| > But (as you rightly pointed out) this is a lot harder than it should be (and harder than it used to be). It's hard because doing this is moving in the wrong direction concerning the intended abstractions. As I said earlier, a document combines unstructured information with presentation, and you have to re-do the document every time the presentational logic changes. This is necessary because the information in the document is unstructured, it's not like an order form. Because you cannot predict what form unstructured information will take, the presentational logic is necessarily strongly coupled with the information. That's why it's hard to do what you want. You can pop open Dev Tools and manually do it, but you can't write a program that will take _all blog posts_ and restructure them the way you want to, because _all blog posts_ is impossible to reason about. No amount of evolution to the HTML or CSS standards will work out this particular bit of complexity. If you could standardize a blog post, then you could write a program to do it. But it would only work on posts that meet the standard.
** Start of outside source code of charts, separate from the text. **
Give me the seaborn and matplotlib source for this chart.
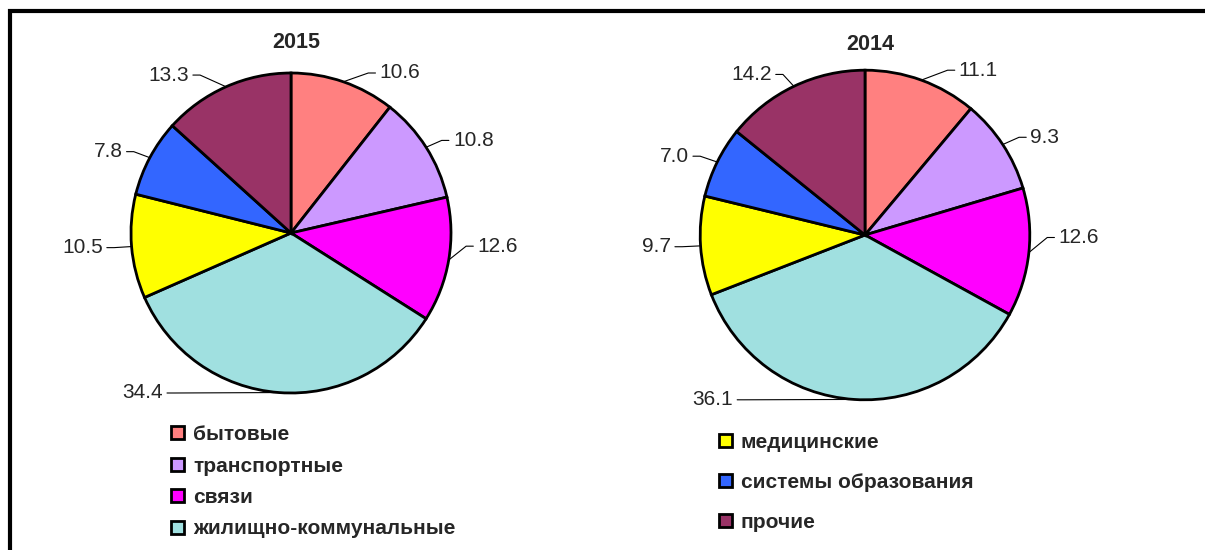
import numpy as np
import seaborn as sns
import matplotlib.pyplot as plt
from matplotlib.patches import Rectangle

# данные
categorias = ["бытовые", "транспортные", "связи", "жилищно-коммунальные",
              "медицинские", "системы образования", "прочие"]
valores_2015 = [10.6, 10.8, 12.6, 34.4, 10.5, 7.8, 13.3]
valores_2014 = [11.1, 9.3, 12.6, 36.1, 9.7, 7.0, 14.2]
anos = ["2015", "2014"]
cores = ["#FF8080", "#CC99FF", "#FF00FF", "#A0E0E0", "#FFFF00", "#3366FF", "#993366"]

sns.set_theme(style="white")
plt.rcParams["font.family"] = ["Liberation Sans", "DejaVu Sans"]

W, H = 1205, 550
fig = plt.figure(figsize=(W / 100, H / 100), dpi=100)
fig.patch.set_facecolor("white")

# рамка (видны только верх и левый край)
fig.add_artist(Rectangle((10 / W, -0.2), 1.5, 1.2 - 11 / H, transform=fig.transFigure,
                         fill=False, lw=3, edgecolor="black"))


def pie_ax(cx, cy, escala):
    half = 200
    ax = fig.add_axes([(cx - half) / W, (H - cy - half) / H, 2 * half / W, 2 * half / H])
    lim = half / escala
    ax.set_xlim(-lim, lim)
    ax.set_ylim(-lim, lim)
    ax.set_aspect("equal")
    ax.axis("off")
    return ax


def desenhar(ax, valores, ano, raio):
    wedges, _ = ax.pie(valores, colors=cores, startangle=90, counterclock=False, radius=raio,
                       wedgeprops=dict(edgecolor="black", linewidth=2))
    ax.text(0.03, 1.19, ano, ha="center", va="center", fontsize=15.5, fontweight="bold")
    total = sum(valores)
    acum = 0
    for v in valores:
        meio = np.deg2rad(90 - (acum + v / 2) / total * 360)
        acum += v
        c, s = np.cos(meio), np.sin(meio)
        ex, ey = raio * c, raio * s
        sinal = 1 if c >= 0 else -1
        if s < -0.9:
            # большой нижний сектор: подпись сдвинута влево
            sinal = -1
            nx, ny = -0.8, -1.0
        else:
            nx = sinal * (abs(c) * 1.08 + 0.1)
            ny = float(np.clip(1.08 * s, -1.0, 1.0))
            if abs(1.08 * s) > 0.98:
                nx += sinal * 0.1
            if sinal > 0 and s < 0:
                ny += 0.1
        nx, ny = nx * raio, ny * raio
        ax.plot([ex, nx - sinal * 0.07, nx - sinal * 0.025], [ey, ny, ny],
                color="black", lw=0.8, clip_on=False)
        ax.text(nx, ny, f"{v:.1f}", ha="left" if sinal > 0 else "right", va="center",
                fontsize=15, clip_on=False)
    return wedges


ax1 = pie_ax(291, 233, 160)
w1 = desenhar(ax1, valores_2015, anos[0], 1.0)
ax2 = pie_ax(865, 235, 160)
w2 = desenhar(ax2, valores_2014, anos[1], 1.03)

leg_kw = dict(frameon=False, handlelength=0.6, handleheight=0.6, handletextpad=0.45,
              prop=dict(weight="bold", size=15), borderaxespad=0, borderpad=0)
fig.legend(w1[:4], categorias[:4], loc="upper left", bbox_to_anchor=(171 / W, 1 - 425 / H),
           labelspacing=0.6, **leg_kw)
fig.legend(w2[4:], categorias[4:], loc="upper left", bbox_to_anchor=(719 / W, 1 - 433 / H),
           labelspacing=1.0, **leg_kw)

fig.savefig("out.png", dpi=100, facecolor="white")
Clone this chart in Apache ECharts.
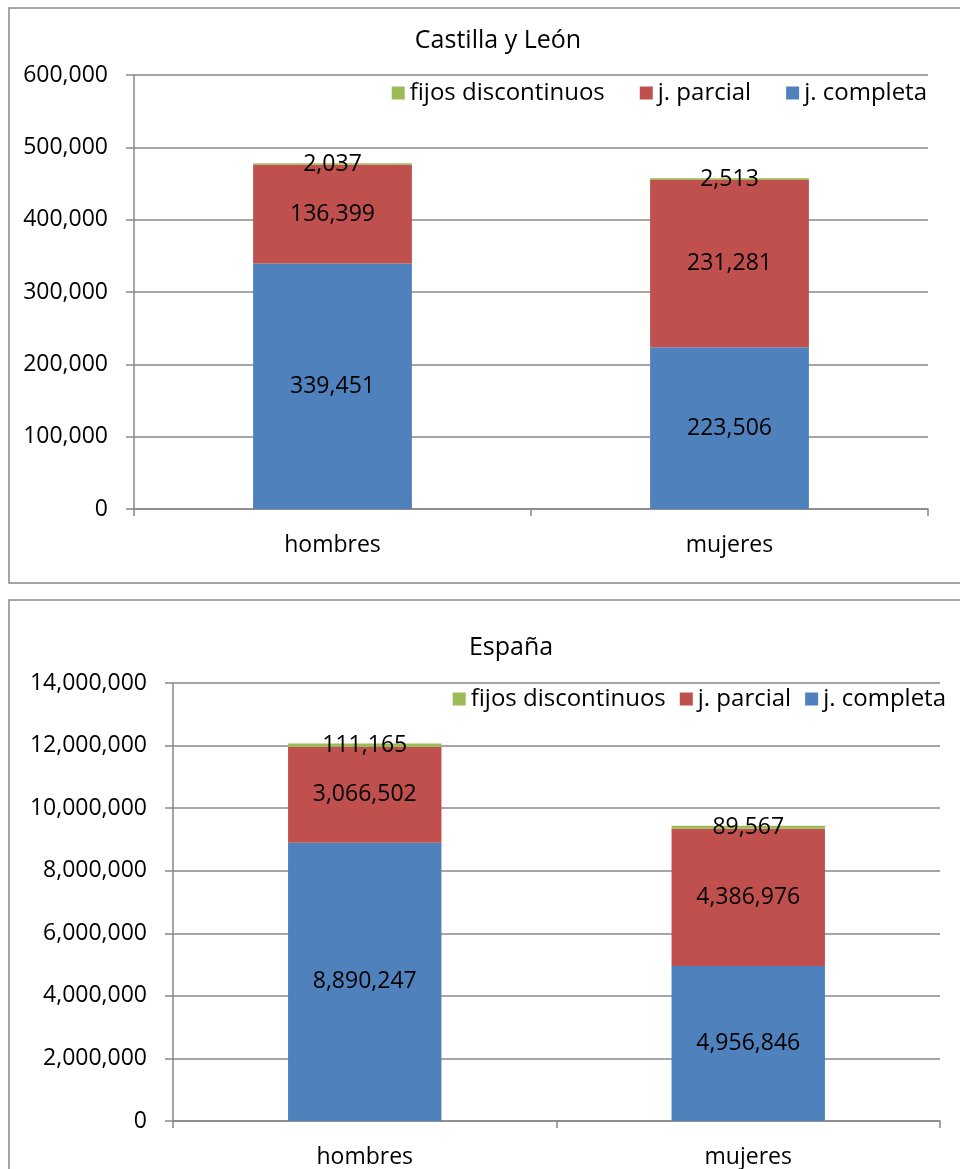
<!DOCTYPE html>
<html><head><meta charset="utf-8">
<script src="https://cdn.jsdelivr.net/npm/echarts@6/dist/echarts.min.js"></script>
<style>html,body{margin:0;padding:0;background:#fff;}#c{width:960px;height:1169px;}</style>
</head><body><div id="c"></div>
<script>
const categories = ['hombres', 'mujeres'];
const seriesNames = ['j. completa', 'j. parcial', 'fijos discontinuos'];
const clCompleta = [339451, 223506];
const clParcial = [136399, 231281];
const clFijos = [2037, 2513];
const esCompleta = [8890247, 4956846];
const esParcial = [3066502, 4386976];
const esFijos = [111165, 89567];
const titles = ['Castilla y León', 'España'];
const colors = ['#4F81BD', '#C0504D', '#9BBB59'];

const FONT = 'Open Sans';
const FS = 23;
const fmt = v => Number(v).toLocaleString('en-US');
const chart = echarts.init(document.getElementById('c'));

function mk(name, data, idx, color) {
  return {
    name, type: 'bar', stack: 's' + idx, data, xAxisIndex: idx, yAxisIndex: idx,
    barWidth: '40%', itemStyle: { color },
    label: { show: true, position: 'inside', color: '#000', fontFamily: FONT, fontSize: FS,
      formatter: p => fmt(p.value) },
    emphasis: { disabled: true }
  };
}

const yAxisCommon = (max, interval) => ({
  type: 'value', min: 0, max, interval,
  axisLine: { show: true, lineStyle: { color: '#888', width: 1.5 } },
  axisTick: { show: true, length: 8, lineStyle: { color: '#888', width: 1.5 } },
  splitLine: { lineStyle: { color: '#888', width: 1.5 } },
  axisLabel: { color: '#000', fontFamily: FONT, fontSize: FS, margin: 26, formatter: v => fmt(v) }
});
const xAxisCommon = () => ({
  type: 'category', data: categories,
  axisLine: { lineStyle: { color: '#888', width: 1.5 } },
  axisTick: { show: true, length: 7, alignWithLabel: false, lineStyle: { color: '#888', width: 1.5 } },
  axisLabel: { color: '#000', fontFamily: FONT, fontSize: FS, margin: 25 }
});

const legendCommon = {
  orient: 'horizontal', itemWidth: 13, itemHeight: 13, icon: 'rect',
  textStyle: { fontFamily: FONT, fontSize: 24, color: '#000' },
  selectedMode: false,
  data: ['fijos discontinuos', 'j. parcial', 'j. completa']
};

chart.setOption({
  animation: false,
  graphic: [
    { type: 'rect', shape: { x: 9, y: 8, width: 970, height: 575 }, style: { fill: 'none', stroke: '#888', lineWidth: 1.5 } },
    { type: 'rect', shape: { x: 9, y: 600, width: 970, height: 600 }, style: { fill: 'none', stroke: '#888', lineWidth: 1.5 } }
  ],
  title: [
    { text: titles[0], left: 493, top: 23, textAlign: 'center', textStyle: { fontFamily: FONT, fontSize: 25, fontWeight: 'normal', color: '#000' } },
    { text: titles[1], left: 506, top: 630, textAlign: 'center', textStyle: { fontFamily: FONT, fontSize: 25, fontWeight: 'normal', color: '#000' } }
  ],
  legend: [
    Object.assign({}, legendCommon, { right: 28, top: 76, itemGap: 35 }),
    Object.assign({}, legendCommon, { right: 9, top: 682, itemGap: 14 })
  ],
  grid: [
    { left: 134, top: 75, width: 794, height: 434 },
    { left: 173, top: 683, width: 767, height: 439 }
  ],
  xAxis: [Object.assign(xAxisCommon(), { gridIndex: 0 }), Object.assign(xAxisCommon(), { gridIndex: 1 })],
  yAxis: [Object.assign(yAxisCommon(600000, 100000), { gridIndex: 0 }), Object.assign(yAxisCommon(14000000, 2000000), { gridIndex: 1 })],
  series: [
    mk(seriesNames[0], clCompleta, 0, colors[0]),
    mk(seriesNames[1], clParcial, 0, colors[1]),
    mk(seriesNames[2], clFijos, 0, colors[2]),
    mk(seriesNames[0], esCompleta, 1, colors[0]),
    mk(seriesNames[1], esParcial, 1, colors[1]),
    mk(seriesNames[2], esFijos, 1, colors[2])
  ]
});
</script></body></html>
Say you made it so every blog CMS out there stored the text in the DB in Markdown format and provided an API so you could get at the Markdown. Then you could do what you say, provide your own styling. What this would be doing is introducing a separation of concerns. You push most of structure out of the data, and divide up styling duties between a base level (Markdown) and an upper level. (whatever you're using to display it) You may not even need the API if the CMS doesn't screw around too much with the presentation by putting, say, ads, in the middle of the content. Then you could screen scrape and convert the generated HTML back into Markdown, but again, this is the wrong way to go, (depending on concretion rather than abstraction) and prone to breakage. You really need the API layer to do this properly. But you can't hope that one day HTML and CSS will make sense again like the old days and that user-styling will work again. It only worked before in the very early days of the web because everything was super simple and people could live with the edge cases that cropped up, not because the underlying domain changed. That solution was always brittle, and it broke the second people wanted greater flexibility in presentation. |
This is exactly what I'm saying.
> Then you could screen scrape and convert the generated HTML back into Markdown,
Why do you want the Markdown at all?